RULEMAKING AUTHORITY

 

It is the committee's opinion that this bill does not expressly grant any additional rulemaking authority to a state officer, department, agency, or institution.

ANALYSIS

 

C.S.H.B. 1506 amends the Code of Criminal Procedure to authorize a magistrate to require a defendant charged with an offense involving family violence, as a condition of release on bond, or a defendant who is the cause of an order of emergency protection resulting from an offense involving family violence, sexual assault, aggravated sexual assault, or stalking, to refrain from going to or near a residence, school, place of employment, or other specified location frequented by an alleged victim of the offense; to carry or wear a global positioning monitoring system device and to pay the costs associated with operating the system in relation to the defendant; or, with the victim's consent, to pay the costs associated with providing the victim with an electronic receptor device that is capable of receiving the monitoring system information from the device carried or worn by the defendant and that notifies the victim if the defendant is at or near a location the defendant has been ordered to refrain from going to or near.
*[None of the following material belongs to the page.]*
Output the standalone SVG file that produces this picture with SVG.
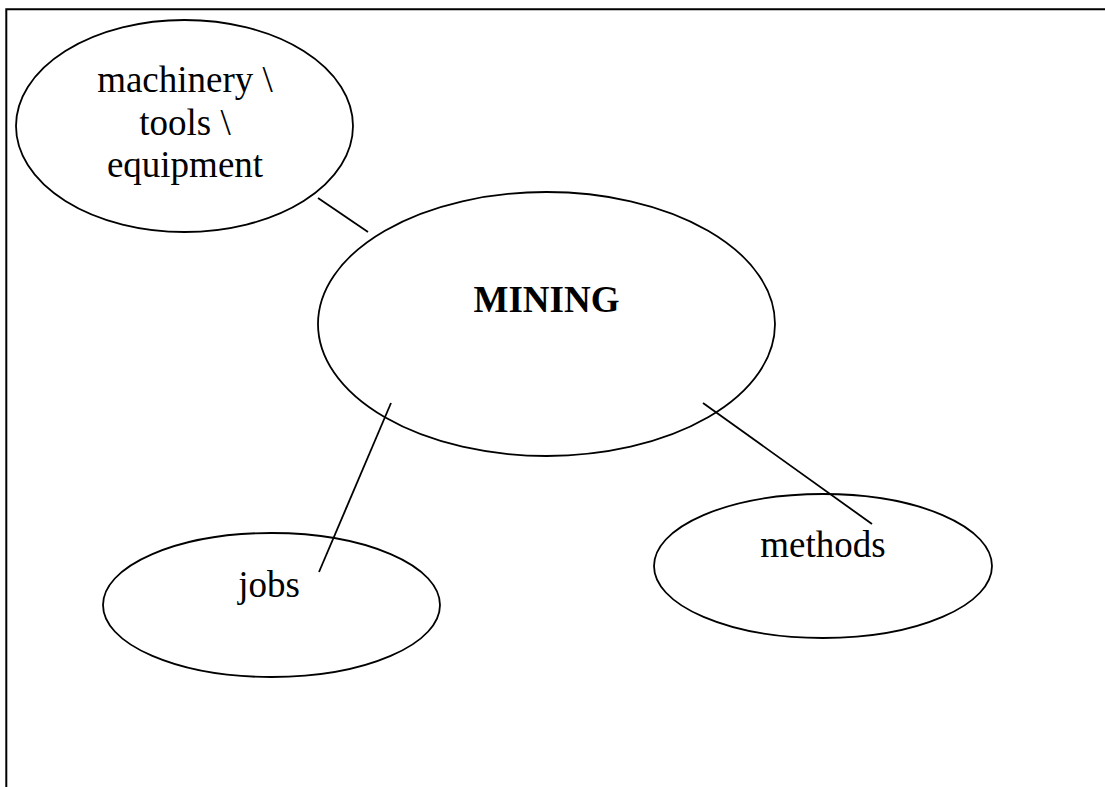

The bill authorizes a magistrate to allow a defendant to perform community service in lieu of paying the costs related to the monitoring and receptor device, if the defendant is indigent. 

 

C.S.H.B. 1506 requires a magistrate, before imposing conditions relating to the locations to which a defendant must refrain from going or nearing, to afford an alleged victim an opportunity to provide the magistrate with a list of areas from which the victim would like the defendant excluded and to consider the victim's request, if any, in determining those locations. The bill requires a magistrate who imposes location restrictions on a defendant to specifically describe the locations that the defendant has been ordered to avoid and the minimum distances, if any, that the defendant must maintain from those locations. The bill requires a magistrate, before ordering a defendant to pay the costs of an electronic reception device for a victim, to provide the victim with the following information: the victim's right to participate or refuse to participate in a monitoring system and the procedure for requesting that the magistrate terminate the victim's participation; the manner in which the monitoring system technology functions and the risks and the limitations of the technology and the extent to which the system will track and record the victim's locations and movements; any locations that the defendant is ordered to refrain from going to or nearing and the minimum distances, if any, that the defendant must maintain from those locations; any sanctions that the court may impose on the defendant for violating a condition of bond; the procedure that the victim is to follow and available support services for the victim if the defendant violates a condition of the bond or if the monitoring system equipment fails; community services available to assist the victim that address the consequences of family violence; and the fact that the victim's communication with the court concerning the monitoring system and any restrictions imposed on the defendant's movements are not confidential. 

 

C.S.H.B. 1506 requires a magistrate to provide an alleged victim who participates in a monitoring system with the name and telephone number of appropriate law enforcement personnel whom the victim may call to request immediate assistance if the defendant violates a condition of bond. The bill requires the magistrate, in determining whether to order a defendant to participate in a monitoring system program, to consider the likelihood that the defendant's participation will deter the defendant from seeking to kill, physically injure, stalk, or threaten the alleged victim before trial. The bill authorizes an alleged victim to request that the magistrate terminate the victim's participation in the monitoring system at any time and prohibits the magistrate from imposing sanctions on the victim for requesting termination of participation or for refusing to participate in the monitoring system. The bill requires a magistrate that imposes a monitoring system condition on a defendant to order the entity that operates the monitoring system to notify the court and the appropriate law enforcement agency if the defendant violates a condition of bond. The bill does not limit the authority of the magistrate to impose any other reasonable conditions of bond or enter any order of protection under other applicable law. The bill defines "family violence" and "global positioning monitoring system."

 

EFFECTIVE DATE

 

September 1, 2009.

COMPARISON OF ORIGINAL AND SUBSTITUTE

C.S.H.B. 1506 differs from the original by adding a provision authorizing a magistrate to require a defendant charged with an offense involving family violence, sexual assault, aggravated sexual assault, or stalking, as a condition of an order of emergency protection, to participate in a global positioning monitoring system and to be subject to the same monitoring requirements as a defendant charged with an offense involving family violence who is released on bond.